Well, dear readers, all I see right now are commas, periods, semi-colons, hyphens, em dashes and the like, because I am in the throes of going over the first galley of Murder At The Grove. I’m not finding all that much, but it requires careful reading of every line, looking for mistakes, bad breaks at the ends of lines, and widows and/or orphans. One’s eyes do start playing tricks after a while, so you can only do so many pages at one time. I must say that it does make the day go by swiftly when one is in the throes of galley proofing. Of course, if one finds too many mistakes then one wants to be in the throes of throwing the galley against the nearest wall. What the HELL am I talking about? Oh, yes, the throes. Speaking of the throes, I had a day yesterday. I got a good night’s sleep, got up, answered e-mails, packaged packages, did errands and then had a lovelier than lovely luncheon with Mr. Patrick Cassidy, made even lovelier by seeing the beautiful Miss Karen Morrow and HER lunch companion, the equally beautiful Billy Barnes. Topics were discussed and it was a very nice way to spend two hours. After lunch, I shipped the packages, did a few more errands, printed out a new galley, came home, and began proofing. I did forget to make one important call, which I’ll do first thing this morning. I proofed (or re-proofed) the first 100 pages of the book. After all that, I was really ready to sit on my couch like so much fish, which I did.
Last night, I watched a motion picture I’d TIVOd entitled The Kremlin Letter, a film of John Huston, starring Mr. Patrick O’Neal, Mr. John Huston, Mr. Orson Welles, Mr.

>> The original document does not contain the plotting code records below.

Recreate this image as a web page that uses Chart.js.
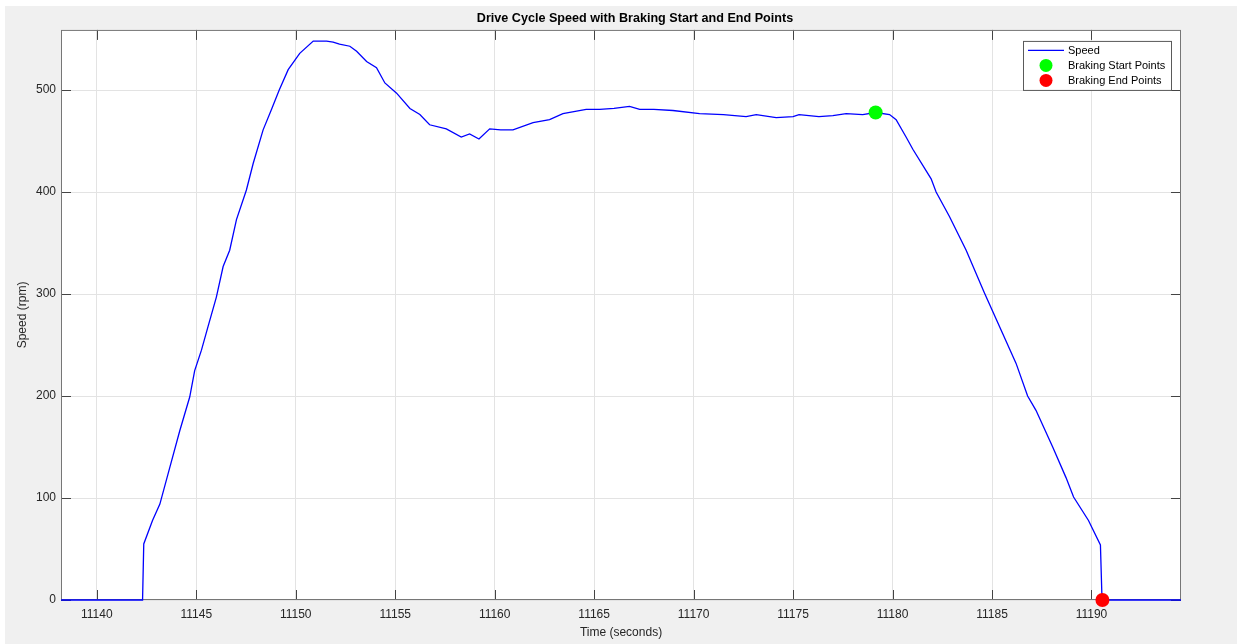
<!DOCTYPE html>
<html>
<head>
<meta charset="utf-8">
<title>Drive Cycle Speed</title>
<script src="https://cdn.jsdelivr.net/npm/chart.js@4.4.0/dist/chart.umd.min.js"></script>
<style>
    html, body { margin: 0; padding: 0; background: #fff; }
    canvas { display: block; }
</style>
</head>
<body>
<canvas id="speedChart" width="1241" height="644"></canvas>
<script>
// Data
const timeValues = [
    11138.2, 11142.3, 11142.36, 11142.8, 11143.17, 11143.67, 11144.17, 11144.67, 11144.92, 11145.26,
    11145.59, 11146.01, 11146.35, 11146.68, 11147.02, 11147.52, 11147.86, 11148.36, 11148.8, 11149.17,
    11149.62, 11150.2, 11150.88, 11151.55, 11151.88, 11152.2, 11152.72, 11153.06, 11153.56, 11154.06,
    11154.48, 11155.07, 11155.74, 11156.24, 11156.73, 11157.57, 11158.32, 11158.74, 11159.21, 11159.75,
    11160.3, 11160.92, 11161.93, 11162.76, 11163.43, 11164.6, 11165.28, 11166.0, 11166.78, 11167.29,
    11168.0, 11168.96, 11170.3, 11171.5, 11172.64, 11173.15, 11174.15, 11175.0, 11175.3, 11176.3,
    11177.0, 11177.67, 11178.5, 11179.15, 11179.85, 11180.18, 11180.68, 11181.02, 11181.94, 11182.19,
    11182.86, 11183.7, 11184.62, 11185.54, 11186.21, 11186.79, 11187.21, 11188.05, 11188.72, 11189.1,
    11189.85, 11190.45, 11190.53, 11194.5
];
const speedValues = [
    0, 0, 55, 78, 94, 130, 166, 199, 225, 245,
    268, 297, 327, 343, 373, 402, 428, 461, 482, 500,
    520, 536, 548, 548, 547, 545, 543, 538, 528, 522,
    507, 497, 482, 476, 466, 462, 454, 457, 452, 462,
    461, 461, 468, 471, 477, 481, 481, 482, 484, 481,
    481, 480, 477, 476, 474, 476, 473, 474, 476, 474,
    475, 477, 476, 478, 476, 471, 454, 442, 413, 400,
    376, 343, 301, 261, 232, 200, 186, 150, 120, 101,
    78, 54, 0, 0
];
const brakeStartTimes = [11179.15];
const brakeStartSpeeds = [478];
const brakeEndTimes = [11190.55];
const brakeEndSpeeds = [0];

const xTicks = [11140, 11145, 11150, 11155, 11160, 11165, 11170, 11175, 11180, 11185, 11190];
const yTicks = [0, 100, 200, 300, 400, 500];

const fontFamily = '"Liberation Sans", Arial, Helvetica, sans-serif';
const textColor = '#262626';

function toPoints(xs, ys) {
    return xs.map((x, i) => ({ x: x, y: ys[i] }));
}

// Figure background, white axes area; title nudged right like the original
const backgroundPlugin = {
    id: 'figureBackground',
    afterLayout(chart) {
        if (chart.titleBlock) {
            chart.titleBlock.left += 14;
            chart.titleBlock.right += 14;
        }
    },
    beforeDraw(chart) {
        const ctx = chart.ctx;
        const a = chart.chartArea;
        ctx.save();
        ctx.fillStyle = '#ffffff';
        ctx.fillRect(0, 0, chart.width, chart.height);
        ctx.fillStyle = '#f0f0f0';
        ctx.fillRect(5, 6, 1232, 638);
        ctx.fillStyle = '#ffffff';
        ctx.fillRect(a.left, a.top, a.right - a.left, a.bottom - a.top);
        ctx.restore();
    }
};

// Box around the axes with inward tick marks on all four sides
const boxPlugin = {
    id: 'axesBox',
    beforeDatasetsDraw(chart) {
        const ctx = chart.ctx;
        const a = chart.chartArea;
        const xs = chart.scales.x;
        const ys = chart.scales.y;
        const len = 10;
        ctx.save();
        ctx.strokeStyle = '#444444';
        ctx.lineWidth = 1;
        ctx.beginPath();
        xTicks.forEach(v => {
            const px = Math.round(xs.getPixelForValue(v)) + 0.5;
            ctx.moveTo(px, a.bottom);
            ctx.lineTo(px, a.bottom - len);
            ctx.moveTo(px, a.top);
            ctx.lineTo(px, a.top + len);
        });
        yTicks.forEach(v => {
            const py = Math.round(ys.getPixelForValue(v)) + 0.5;
            ctx.moveTo(a.left, py);
            ctx.lineTo(a.left + len, py);
            ctx.moveTo(a.right, py);
            ctx.lineTo(a.right - len, py);
        });
        ctx.stroke();
        ctx.strokeStyle = '#767676';
        ctx.strokeRect(a.left + 0.5, a.top + 0.5, a.right - a.left - 1, a.bottom - a.top - 1);
        ctx.restore();
    }
};

// MATLAB style legend box in the upper right corner
const legendPlugin = {
    id: 'boxLegend',
    afterDraw(chart) {
        const ctx = chart.ctx;
        const a = chart.chartArea;
        const boxRight = a.right - 10;
        const boxLeft = boxRight - 148;
        const boxTop = a.top + 11;
        ctx.save();
        ctx.fillStyle = '#ffffff';
        ctx.fillRect(boxLeft, boxTop, 148, 49);
        ctx.strokeStyle = '#5a5a5a';
        ctx.lineWidth = 1;
        ctx.strokeRect(boxLeft + 0.5, boxTop + 0.5, 148, 49);

        const items = chart.data.datasets;
        ctx.font = '11px ' + fontFamily;
        ctx.textBaseline = 'middle';
        items.forEach((ds, i) => {
            const y = boxTop + 9.5 + i * 15;
            if (i === 0) {
                ctx.strokeStyle = ds.borderColor;
                ctx.lineWidth = ds.borderWidth;
                ctx.beginPath();
                ctx.moveTo(boxLeft + 5, y);
                ctx.lineTo(boxLeft + 41, y);
                ctx.stroke();
            } else {
                ctx.fillStyle = ds.backgroundColor;
                ctx.beginPath();
                ctx.arc(boxLeft + 23, y, 6.5, 0, Math.PI * 2);
                ctx.fill();
            }
            ctx.fillStyle = '#000000';
            ctx.fillText(ds.label, boxLeft + 45, y + 1);
        });
        ctx.restore();
    }
};

const speedCanvas = document.getElementById('speedChart');
new Chart(speedCanvas, {
    type: 'line',
    data: {
        datasets: [{
            label: 'Speed',
            data: toPoints(timeValues, speedValues),
            borderColor: '#0000ff',
            borderWidth: 1.3,
            pointRadius: 0,
            tension: 0,
            fill: false,
            clip: 3,
            order: 2
        }, {
            label: 'Braking Start Points',
            data: toPoints(brakeStartTimes, brakeStartSpeeds),
            showLine: false,
            backgroundColor: '#00ff00',
            borderWidth: 0,
            pointRadius: 7,
            clip: false,
            order: 1
        }, {
            label: 'Braking End Points',
            data: toPoints(brakeEndTimes, brakeEndSpeeds),
            showLine: false,
            backgroundColor: '#ff0000',
            borderWidth: 0,
            pointRadius: 7,
            clip: false,
            order: 0
        }]
    },
    options: {
        responsive: false,
        animation: false,
        devicePixelRatio: 1,
        layout: { padding: { top: 0, left: 0, right: 60, bottom: 0 } },
        plugins: {
            legend: { display: false },
            tooltip: { enabled: false },
            title: {
                display: true,
                text: 'Drive Cycle Speed with Braking Start and End Points',
                fullSize: false,
                color: '#000000',
                font: { family: fontFamily, size: 12.6, weight: 'bold', lineHeight: 1.2 },
                padding: { top: 10.8, bottom: 4 }
            }
        },
        scales: {
            x: {
                type: 'linear',
                min: 11138.2,
                max: 11194.5,
                afterFit: scale => { scale.height = 44; },
                afterBuildTicks: scale => { scale.ticks = xTicks.map(v => ({ value: v })); },
                grid: { color: '#e3e3e3', lineWidth: 1, drawTicks: false },
                border: { display: false },
                ticks: {
                    color: textColor,
                    padding: 7,
                    maxRotation: 0,
                    font: { family: fontFamily, size: 12 },
                    callback: v => String(v)
                },
                title: {
                    display: true,
                    text: 'Time (seconds)',
                    color: textColor,
                    font: { family: fontFamily, size: 12 },
                    padding: { top: 0, bottom: 4 }
                }
            },
            y: {
                type: 'linear',
                min: 0,
                max: 559,
                afterFit: scale => { scale.width = 61; },
                afterBuildTicks: scale => { scale.ticks = yTicks.map(v => ({ value: v })); },
                grid: { color: '#e3e3e3', lineWidth: 1, drawTicks: false },
                border: { display: false },
                ticks: {
                    color: textColor,
                    padding: 5,
                    font: { family: fontFamily, size: 12 },
                    callback: v => String(v)
                },
                title: {
                    display: true,
                    text: 'Speed (rpm)',
                    color: textColor,
                    font: { family: fontFamily, size: 12 },
                    padding: { top: 15, bottom: 0 }
                }
            }
        }
    },
    plugins: [backgroundPlugin, boxPlugin, legendPlugin]
});
</script>
</body>
</html>
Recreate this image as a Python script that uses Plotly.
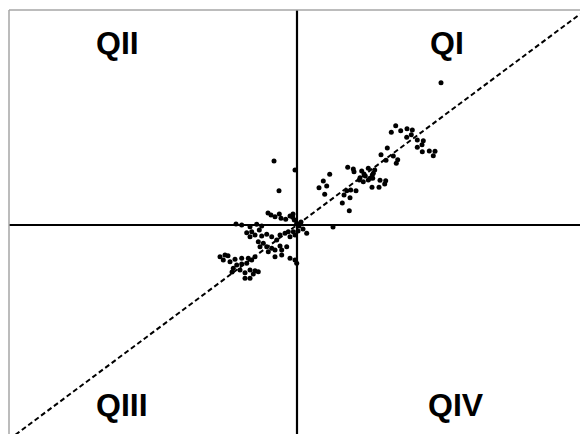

Nigel Green, Miss Barbara Parkins, Miss Bibi Andersson, Mr. Max von Sydow, Mr. George Sanders, and many others. I’d never seen it before – it was actually slated for DVD release and cancelled at the last minute, never to be mentioned again. I must say, I found it difficult going – I never quite knew what the HELL was going on or who was doing what to whom, but the actors were all good, and Mr. Huston directed it well. And it was fun to see Mr. George Sanders in drag – well, fun and frightening, all at the same time. The film had a surprising amount of kinkiness and viciousness. I also watched another episode of The Mod Squad, this one guest-starring Miss Ida Lupino, who I love. Also guest-starring was a very young Daniel Travanti (here billed as Dan Travanti). I do love the music for the show, by Billy May and Earle Hagen. I do hope Paramount keeps releasing these, although it would be ever so much nicer if they could just do the entire season in one box, instead of splitting it into two releases. I will also reiterate how gorgeous the transfers are.
Well, why don’t we all click on the Unseemly Button because I’m in the throes of finishing this section and frankly I’m looking forward to the next section, for reasons I know not.
Today, I will be packaging and shipping, I will be proofing, I will be doing a walk-through at the Wilshire Ebell Theater and then I shall be having a rehearsal with the gals who are doing the benefit, which I’m very much looking forward to.
Tomorrow, I have no idea what’s going on – I think something is going on but I just can’t remember what. It could be a trying day – I’ll just have to wait and see. I know people who are going to all three of the Brain performances this weekend, so I’m not sure which I’ll attend. Alet will be there on Saturday night, the Wechter clan for the Sunday matinee, and I think a couple of people from the LACC cast are going tomorrow night.
Well, dear readers, I must take the day, I must do the things I do, I must, for example, ship packages, proof, do a walk-through, rehearse, and sit on my couch like so much fish. Today’s topic of discussion: What are your favorite espionage movies – it’s an incredibly popular genre, from James Bond to Foreign Correspondent to Ministry of Fear, the latter two being two of my favorites, to The Spy Who Came In From The Cold, The Ipcress File, and hundreds of others. Let’s have loads of lovely postings, shall we, whilst I continue to be in the throes of galley proofing.